------ GIVEN MATERIAL
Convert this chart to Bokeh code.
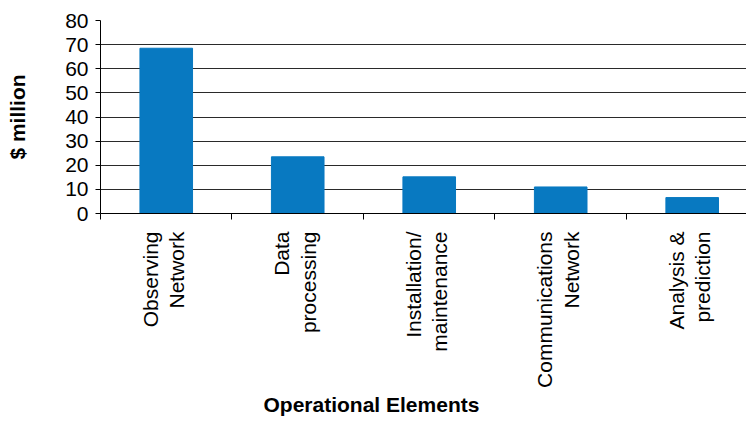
from math import pi

from bokeh.plotting import figure
from bokeh.models import (Range1d, FixedTicker, LinearAxis, Title,
                          ColumnDataSource)
from bokeh.embed import file_html
from bokeh.resources import INLINE

# Operational cost breakdown ($ million)
categories = [
    "Observing\nNetwork",
    "Data\nprocessing",
    "Installation/\nmaintenance",
    "Communications\nNetwork",
    "Analysis &\nprediction",
]
costs = [68.5, 23.5, 15.2, 11.0, 6.6]
y_ticks = [0, 10, 20, 30, 40, 50, 60, 70, 80]

FONT = "Liberation Sans"
BAR_COLOR = "#0879c1"

centers = [i + 0.5 for i in range(len(categories))]
boundaries = list(range(len(categories) + 1))

src = ColumnDataSource(dict(x=centers, cost=costs))

p = figure(width=746, height=421, output_backend="svg", toolbar_location=None,
           x_range=Range1d(0, 4.913), y_range=Range1d(0, 80),
           min_border_left=100, min_border_right=0,
           min_border_top=20, min_border_bottom=208)

p.vbar(x="x", top="cost", width=0.40, source=src, color=BAR_COLOR)

p.outline_line_color = None
p.xgrid.visible = False
p.ygrid.ticker = FixedTicker(ticks=y_ticks)
p.ygrid.grid_line_color = "#2a2a2a"
p.ygrid.grid_line_width = 1

# value axis
p.yaxis.ticker = FixedTicker(ticks=y_ticks)
p.yaxis.axis_line_color = "black"
p.yaxis.major_tick_in = 0
p.yaxis.major_tick_out = 5
p.yaxis.minor_tick_line_color = None
p.yaxis.major_label_standoff = 7
p.yaxis.major_label_text_font = FONT
p.yaxis.major_label_text_font_size = "21px"
p.yaxis.major_label_text_color = "black"
p.yaxis.axis_label = "$ million"
p.yaxis.axis_label_standoff = 33
p.yaxis.axis_label_text_font = FONT
p.yaxis.axis_label_text_font_style = "bold"
p.yaxis.axis_label_text_font_size = "21px"
p.yaxis.axis_label_text_color = "black"

# category axis: tick marks at the category boundaries
p.xaxis.ticker = FixedTicker(ticks=boundaries)
p.xaxis.major_label_overrides = {b: "" for b in boundaries}
p.xaxis.major_label_standoff = 0
p.xaxis.axis_line_color = "black"
p.xaxis.major_tick_in = 0
p.xaxis.major_tick_out = 6
p.xaxis.minor_tick_line_color = None

# category names under each bar, two rotated lines side by side
line_pos, line_text = [], []
for c, name in zip(centers, categories):
    first, second = name.split("\n")
    line_pos += [c - 0.122, c + 0.08]
    line_text += [first, second]

names = LinearAxis(ticker=FixedTicker(ticks=line_pos),
                   major_label_overrides=dict(zip(line_pos, line_text)),
                   major_label_orientation=pi / 2,
                   major_label_standoff=12,
                   major_label_text_font=FONT,
                   major_label_text_font_size="21px",
                   major_label_text_color="black",
                   axis_line_color=None, major_tick_line_color=None,
                   major_tick_in=0, major_tick_out=0,
                   minor_tick_line_color=None)
p.add_layout(names, "below")

p.add_layout(Title(text="Operational Elements", align="left", offset=163,
                   standoff=0, text_font=FONT, text_font_style="bold",
                   text_font_size="21px", text_color="black"), "below")

open("out.html", "w").write(file_html(p, INLINE))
------------
Exactly reproduce the run of lines from the start of the listing through the line with "src = ColumnDataSource(dict(x=centers, cost=costs))", inclusive; pictures are not copied.

Convert this chart to Bokeh code.
from math import pi

from bokeh.plotting import figure
from bokeh.models import (Range1d, FixedTicker, LinearAxis, Title,
                          ColumnDataSource)
from bokeh.embed import file_html
from bokeh.resources import INLINE

# Operational cost breakdown ($ million)
categories = [
    "Observing\nNetwork",
    "Data\nprocessing",
    "Installation/\nmaintenance",
    "Communications\nNetwork",
    "Analysis &\nprediction",
]
costs = [68.5, 23.5, 15.2, 11.0, 6.6]
y_ticks = [0, 10, 20, 30, 40, 50, 60, 70, 80]

FONT = "Liberation Sans"
BAR_COLOR = "#0879c1"

centers = [i + 0.5 for i in range(len(categories))]
boundaries = list(range(len(categories) + 1))

src = ColumnDataSource(dict(x=centers, cost=costs))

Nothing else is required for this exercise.